When is it time to move on?
Yesterday, I had the chance to speak to a bunch of 2nd Year MBA students about their upcoming career transition back into the working world. Someone asked the question “How do you balance doing your everyday work with thinking about the next career move?” It’s a great question and one that I’ve pondered and discussed with many other MBA graduates. I wanted to share my answer and in general how I like to approach the idea of looking for a new job versus staying in your existing one.
For me, I have a few principles that I’ve used to build a framework for evaluating whether I need to move on or stay in my job. Here they are:
- There are always ups and downs, and while it’s okay to be concerned about some rough or stressful weeks, these things happen and that’s a part of life.
- In most cases, you need at least 10-12 months to get something meaningful out of a job. If you stay for anything less, you might be selling yourself short. (There are always extenuating circumstances to this)

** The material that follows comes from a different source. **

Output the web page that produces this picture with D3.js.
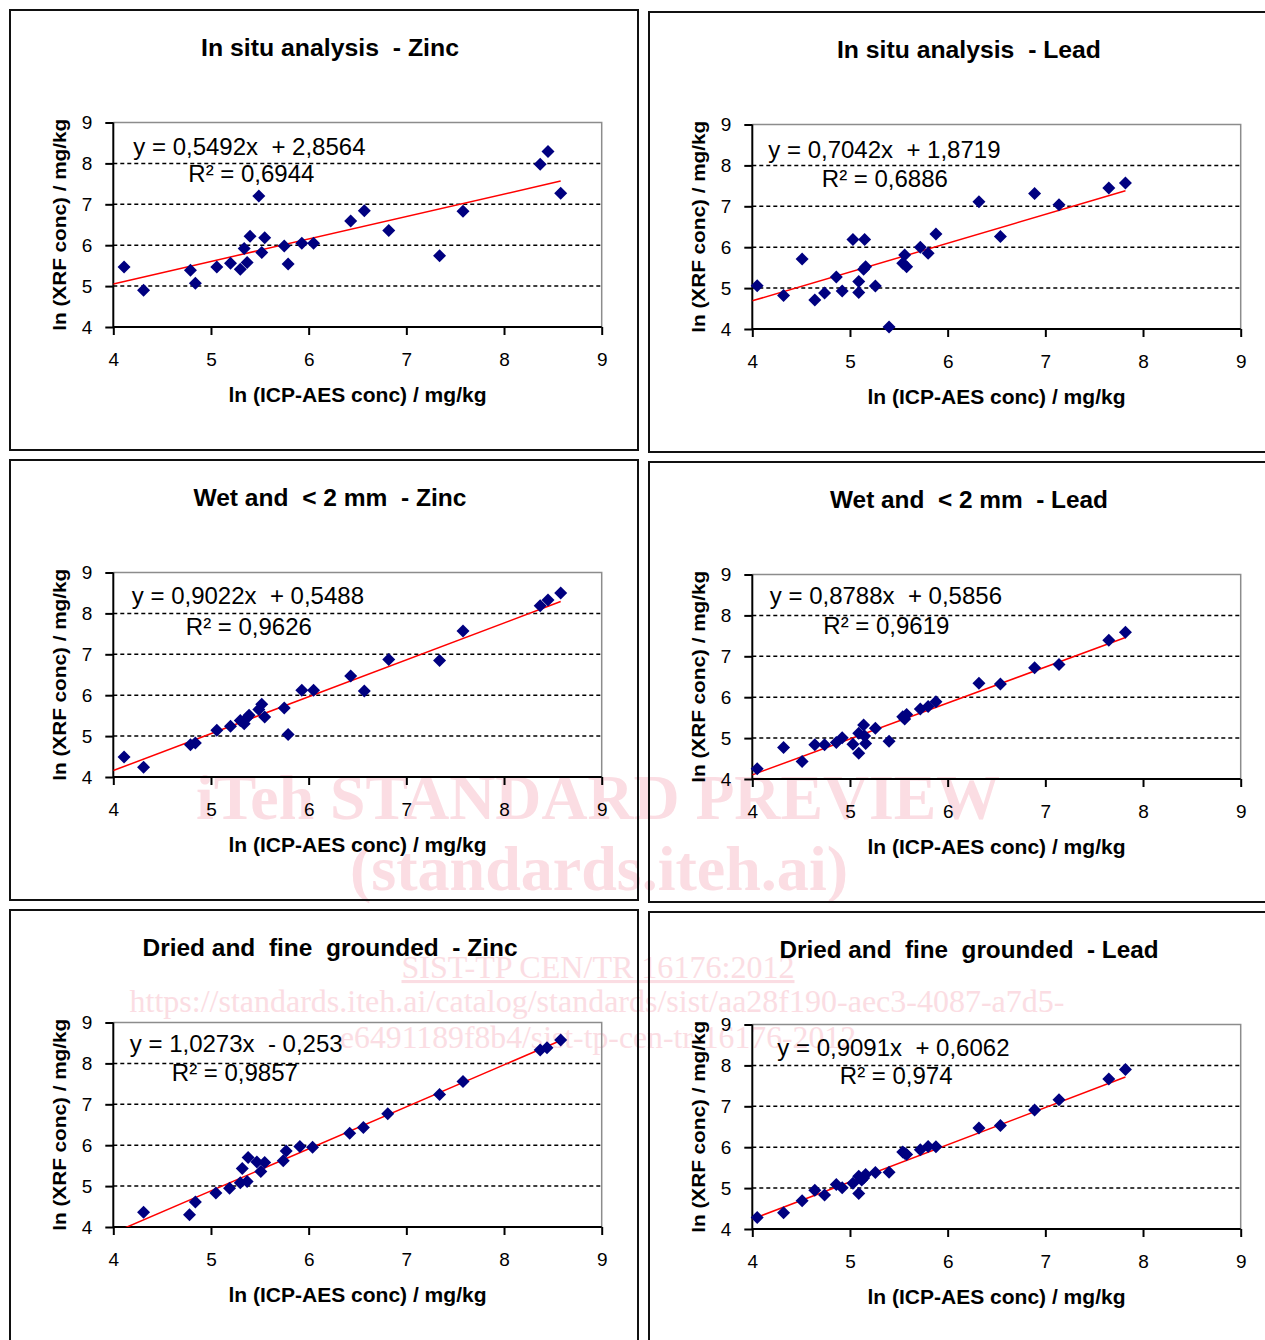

- It’s okay (and good) to think about the future, but it’s important to not let it impact your day to day effort.
With that, I like to think of my career as 2-year sprints. During that sprint, I do 4 check-ins, one every six months. During the check-in, I ask myself the following questions:
- Am I still learning everyday?
- Do I like and respect the people that I am working for and with?
- Am I committed 100% to doing my best work?
If I can answer yes with supporting evidence for all three questions, that’s usually a green light to keep going. If there is a no, or a lack of supporting evidence to any of those questions it means I need to do some additional probing to understand the root cause.
In some cases, there are factors that cause me to answer no that I recognize and appreciate but am OK with moving forward on. In other cases, I need to either A) dig further, B) create an action plan for how I am going to work through it or C) it’s time for me to put the wheels in motion for moving on to my next opportunity
It’s not a binary decision of Yes/No, but it’s a simple framework for how I like to evaluate my job in the arc of my career. The main takeaway here is not the questions or the check-ins but the ability to dig deeper into understanding what’s causing my feelings and to do something about it, whether that means keeping up the great work or starting to search for something new. I encourage everyone to come up with their own framework and series of questions that they can reflect on every few months. I think you’ll find it will help you figure out if you should stay put or move onto the next gig.